2° Né à Kinshasa, sans assise dans un terroir d’aïeux (lequel ?), accusé de traitrise à l’encontre des ses frères de province… Cela peut peser lourd, très fortement, dans un contexte congolais et ouvrir les portes à Shadari – en supposant qu’il soit intelligent…
3° En Afrique, celui qui est au pouvoir tant toujours à être le plus fort. La population, souvent d’un niveau d’instruction, de formation et d’éducation peu élevé, se laisse manipulée, terrorisée, trompée, destructurée. C’est une carte que Shadari sait jouer, a déjà utilisée et exploite journellement, impunément.
4° Plus fondamentalement, l’avenir du Congo n’est pas dans les élections de 23 décembre 2018, à supposer qu’elles se tiennent. Par principe et dans les faits. Tout indique bien que le spectable que nous présente le régime de Kinshasa ne convainc personne : pas même Shadari. Pour s’en convaincre, attendons le 1er janvier 2019 qui nous en dira long.
Sous ce ciel sombre, que peut encore faire Fayulu ?
Notre analyse est tout d’abord que cette fois-ci, un tout petit pas en avant est accompli : des politiciens, qui représente une frange non négligeable de l’opposition, de force – manu militari – ou de bon gré – de bon coeur, se mettent autour d’une table et décident librement.
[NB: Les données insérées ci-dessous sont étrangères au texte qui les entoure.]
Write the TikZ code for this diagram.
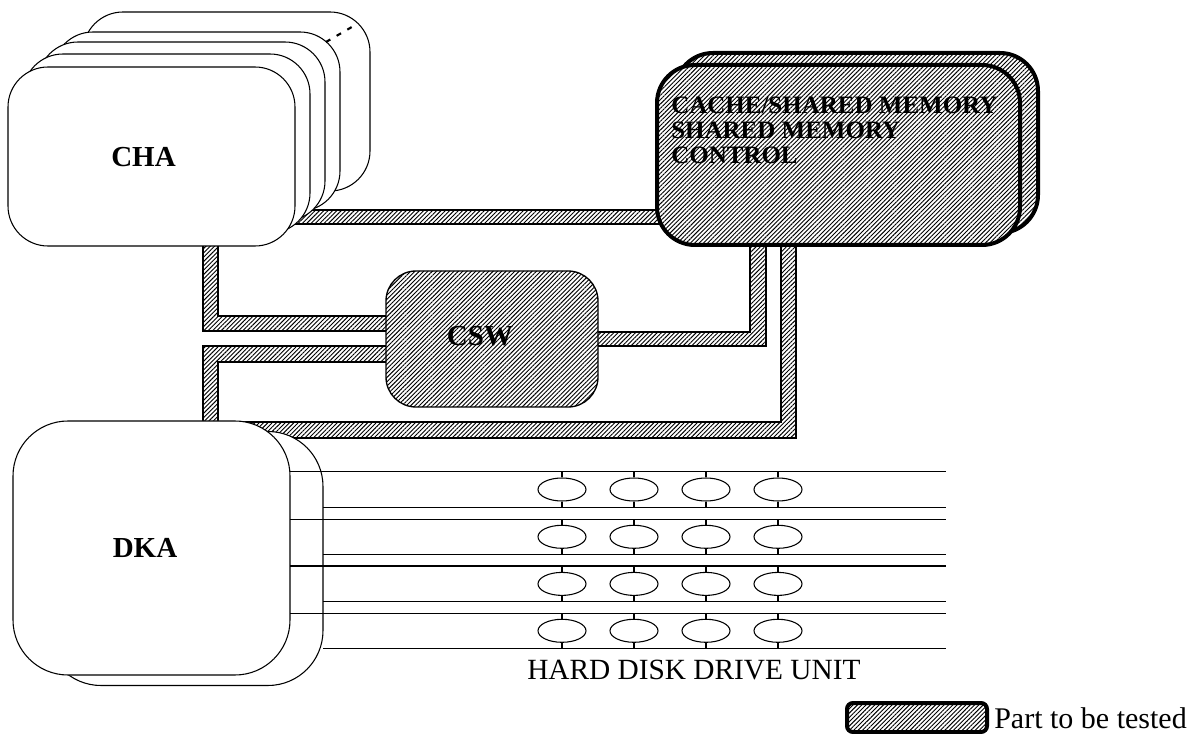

Le plus important maintenant, ce ne sont pas les élections qui de toutes manières, n’ont aucune valeur, sinon que dans les têtes de ceux qui voudraient leur en coller une, par ignorance. Le plus imporant c’est la capacité de Fayulu de mettre son équipe en marche pour pondre, en deux mois, un projet de société qui soit DÉCOLONISATEUR (libérateur vis-à-vis des occupants), DÉSESCLAVAGISANT (libérateur vis-à-vis des dominateurs, des pilleurs).
S’il réussi le pari, il faudra faire de lui un héro national, sans contestation !
S’il échoue, il faudra donné raison aux bandundois qui l’accusent depuis belle lurette de traitrise et d’imposture.
L’histoire de deux mois, nous fixera.